-- Set exercise --
Every line from the top of the records through the line containing "import matplotlib.pyplot as plt" should be retyped exactly; the pictures should not.

Plotting code records
** BEGIN **

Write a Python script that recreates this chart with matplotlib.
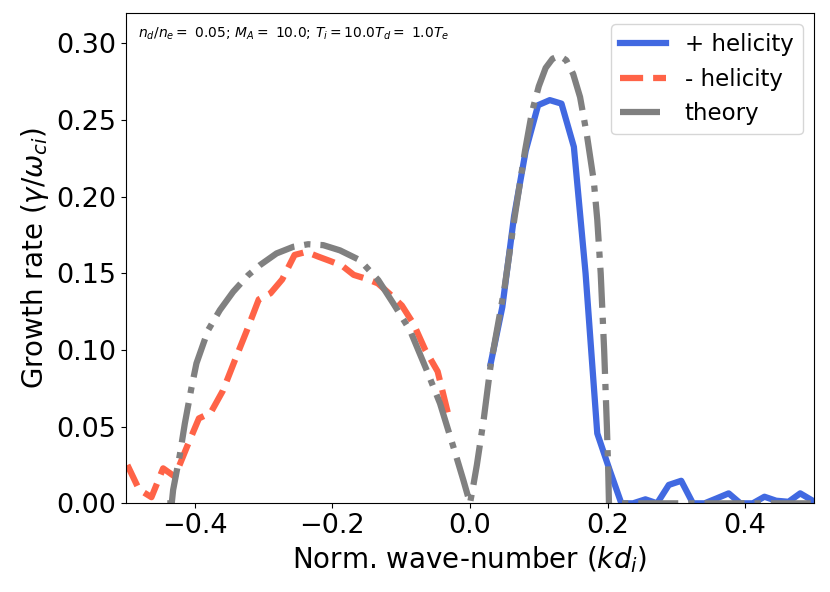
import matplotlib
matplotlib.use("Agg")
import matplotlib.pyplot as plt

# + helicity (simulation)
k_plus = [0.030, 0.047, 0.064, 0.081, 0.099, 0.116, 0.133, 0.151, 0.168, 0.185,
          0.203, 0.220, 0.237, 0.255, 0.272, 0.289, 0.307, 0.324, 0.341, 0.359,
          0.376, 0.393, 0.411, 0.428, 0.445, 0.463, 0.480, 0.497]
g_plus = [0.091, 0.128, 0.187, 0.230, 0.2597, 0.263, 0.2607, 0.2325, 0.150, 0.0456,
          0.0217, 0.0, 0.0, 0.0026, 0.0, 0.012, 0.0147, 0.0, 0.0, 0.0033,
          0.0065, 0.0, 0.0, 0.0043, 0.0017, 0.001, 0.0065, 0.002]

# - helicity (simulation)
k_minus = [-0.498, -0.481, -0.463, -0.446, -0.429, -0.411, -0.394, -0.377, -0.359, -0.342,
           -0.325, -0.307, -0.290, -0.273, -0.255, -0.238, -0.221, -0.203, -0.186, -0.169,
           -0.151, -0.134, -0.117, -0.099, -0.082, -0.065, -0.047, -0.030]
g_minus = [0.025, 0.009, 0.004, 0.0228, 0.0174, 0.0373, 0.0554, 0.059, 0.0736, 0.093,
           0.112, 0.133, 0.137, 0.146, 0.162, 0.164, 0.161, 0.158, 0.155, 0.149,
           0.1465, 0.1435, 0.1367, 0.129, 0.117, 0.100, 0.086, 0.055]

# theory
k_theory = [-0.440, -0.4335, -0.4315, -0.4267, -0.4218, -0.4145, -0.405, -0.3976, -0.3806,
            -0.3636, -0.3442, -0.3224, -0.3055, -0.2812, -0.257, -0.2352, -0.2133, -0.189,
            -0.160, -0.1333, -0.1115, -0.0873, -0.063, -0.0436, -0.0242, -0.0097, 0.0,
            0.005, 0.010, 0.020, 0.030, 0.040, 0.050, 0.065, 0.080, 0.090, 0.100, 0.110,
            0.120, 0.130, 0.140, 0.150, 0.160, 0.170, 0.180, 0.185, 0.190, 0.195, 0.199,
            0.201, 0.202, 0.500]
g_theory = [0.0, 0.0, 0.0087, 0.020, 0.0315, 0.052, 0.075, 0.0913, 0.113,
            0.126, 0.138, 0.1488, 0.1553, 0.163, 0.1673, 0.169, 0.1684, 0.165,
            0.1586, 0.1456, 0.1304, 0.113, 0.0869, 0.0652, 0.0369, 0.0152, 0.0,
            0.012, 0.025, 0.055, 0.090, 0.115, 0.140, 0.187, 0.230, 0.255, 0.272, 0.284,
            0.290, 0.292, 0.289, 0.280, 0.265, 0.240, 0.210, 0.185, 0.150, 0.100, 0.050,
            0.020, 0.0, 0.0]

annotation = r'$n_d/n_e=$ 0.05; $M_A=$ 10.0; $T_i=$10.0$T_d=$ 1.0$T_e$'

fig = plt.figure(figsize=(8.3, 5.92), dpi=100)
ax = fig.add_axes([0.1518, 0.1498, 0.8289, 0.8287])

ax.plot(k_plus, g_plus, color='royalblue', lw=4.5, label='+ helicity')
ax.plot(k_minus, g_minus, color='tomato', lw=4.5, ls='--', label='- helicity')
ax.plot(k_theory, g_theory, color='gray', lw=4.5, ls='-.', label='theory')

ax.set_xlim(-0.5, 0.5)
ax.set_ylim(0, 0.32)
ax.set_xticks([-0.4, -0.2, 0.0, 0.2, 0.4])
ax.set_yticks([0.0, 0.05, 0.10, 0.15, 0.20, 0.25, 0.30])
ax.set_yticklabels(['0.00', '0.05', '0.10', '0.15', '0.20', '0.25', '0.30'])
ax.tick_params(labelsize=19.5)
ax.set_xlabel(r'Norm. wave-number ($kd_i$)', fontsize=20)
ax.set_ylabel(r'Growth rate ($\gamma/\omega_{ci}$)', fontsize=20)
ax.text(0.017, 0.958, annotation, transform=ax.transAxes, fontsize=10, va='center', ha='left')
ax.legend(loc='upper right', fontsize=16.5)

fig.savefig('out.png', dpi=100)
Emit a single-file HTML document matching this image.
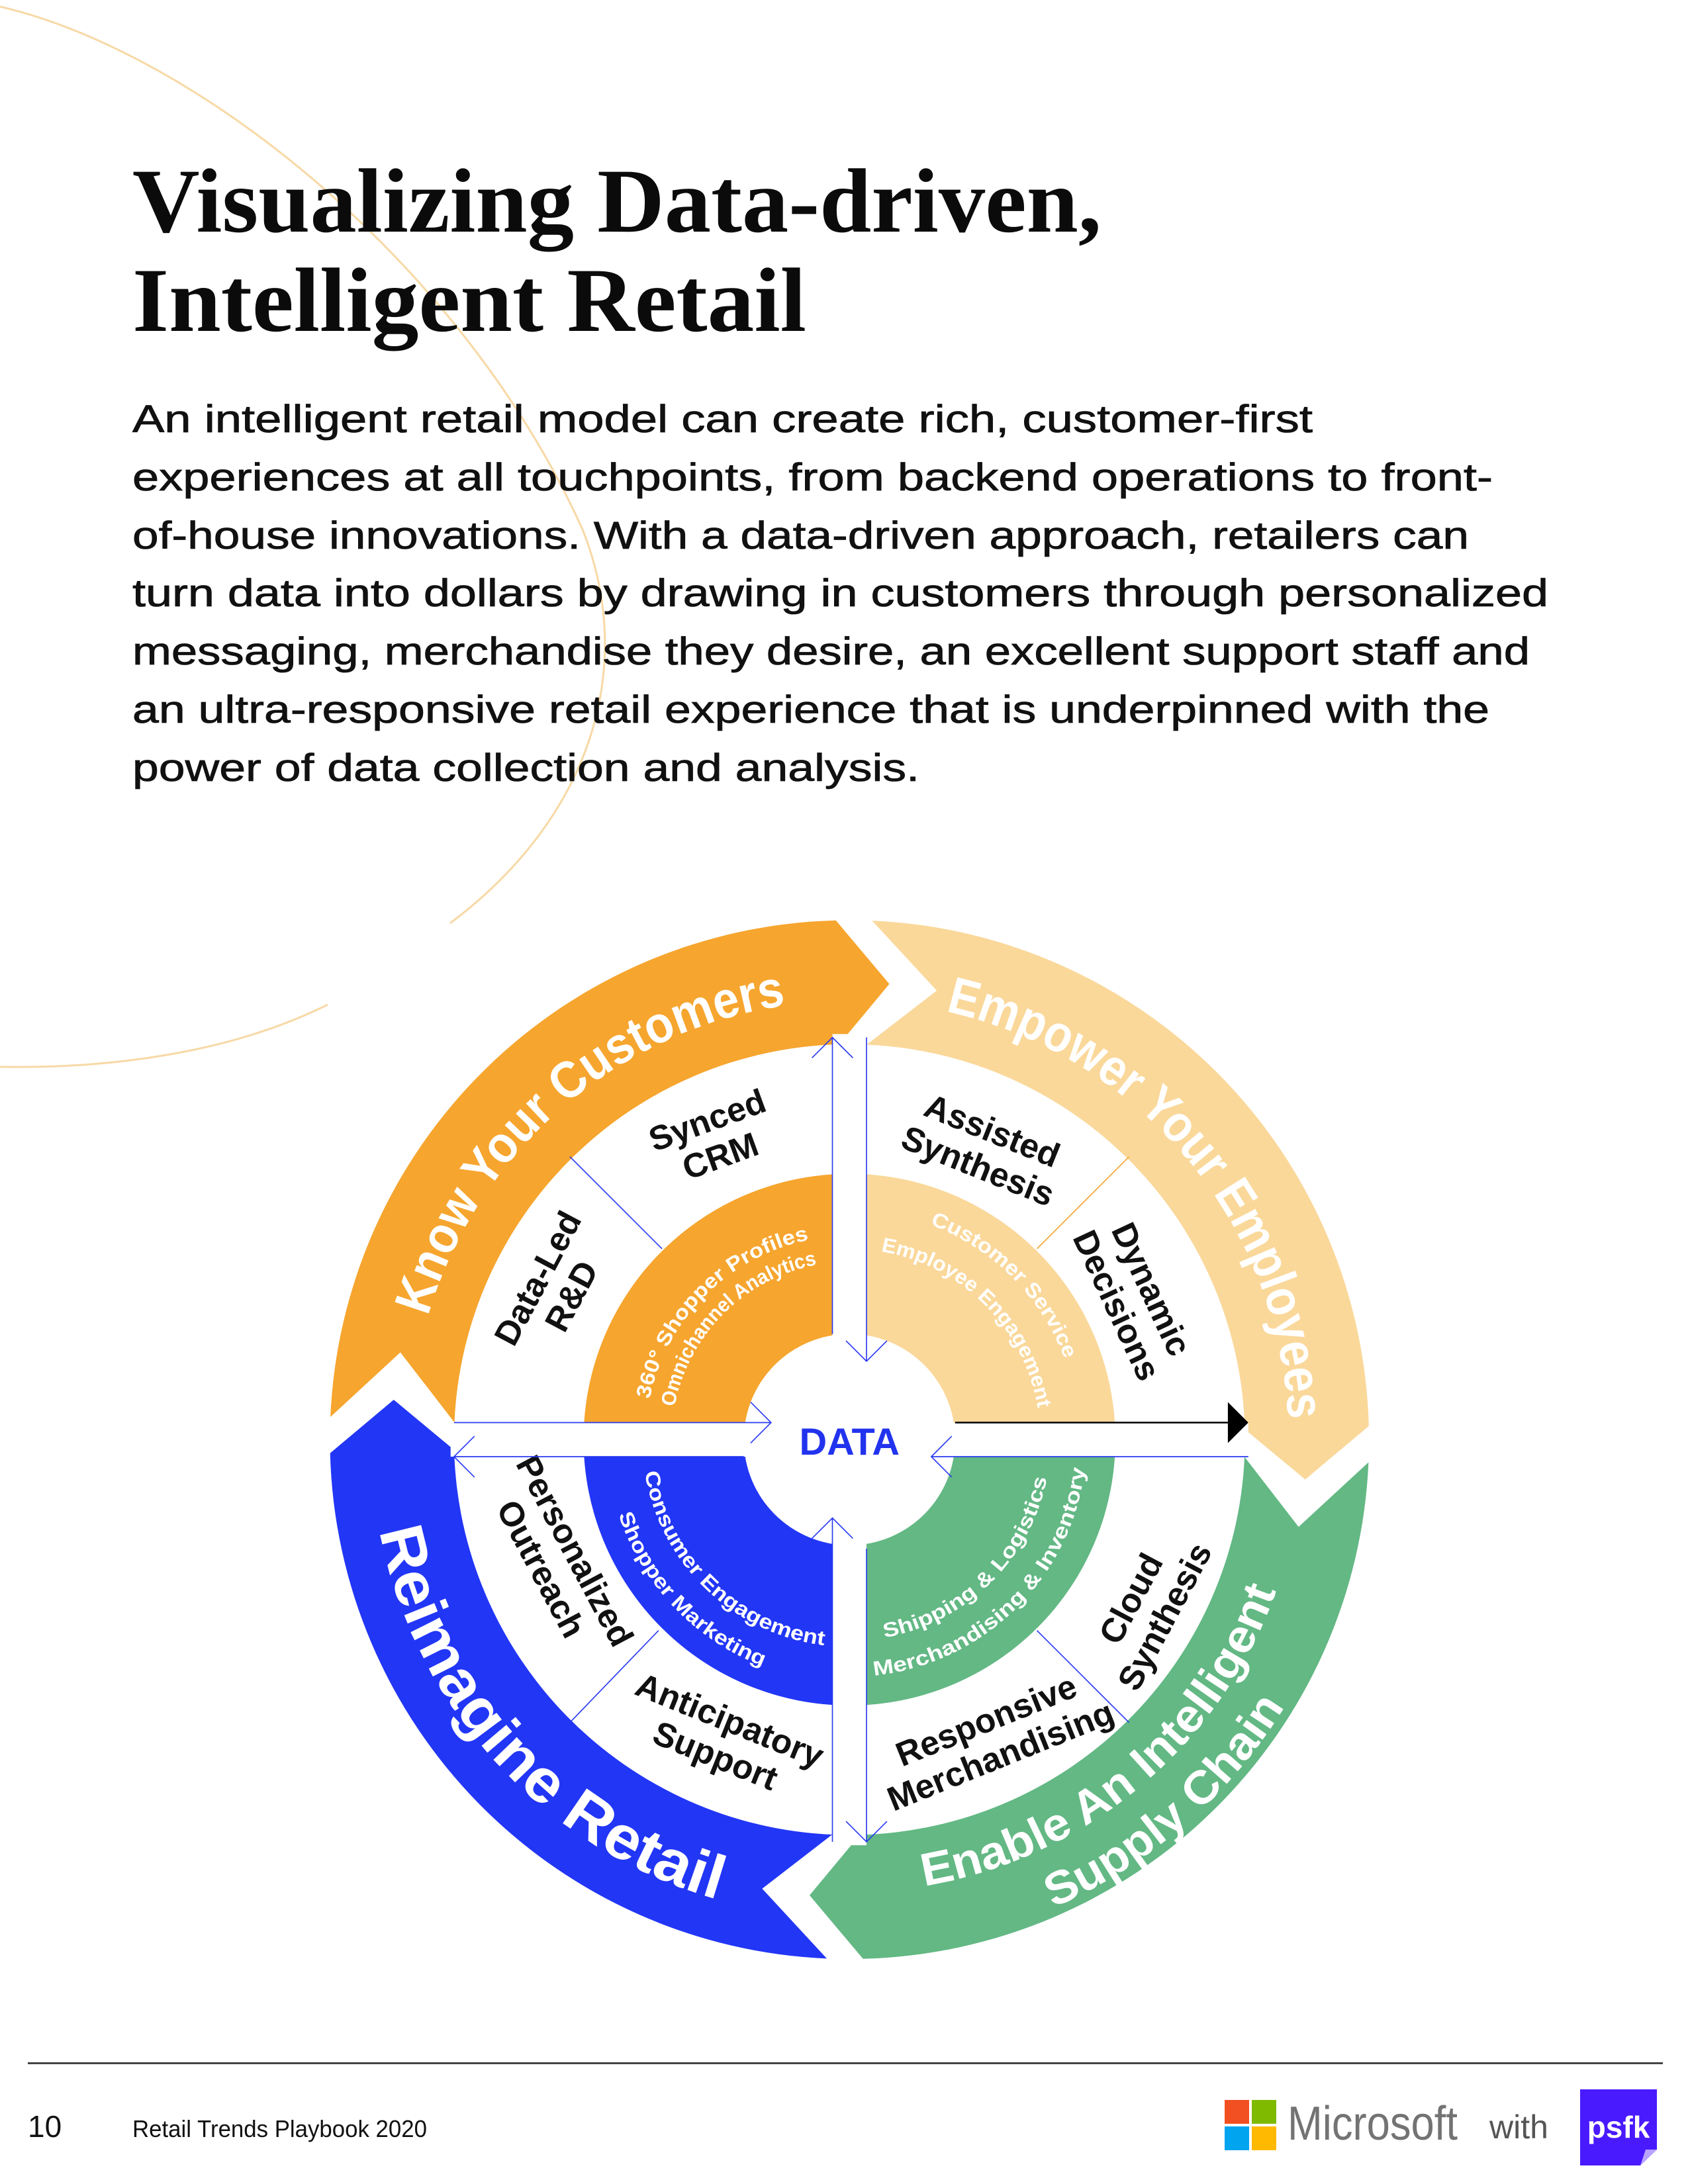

** END **

-- Task result --
Write a Python script that recreates this chart with matplotlib.
import matplotlib
matplotlib.use("Agg")
import matplotlib.pyplot as plt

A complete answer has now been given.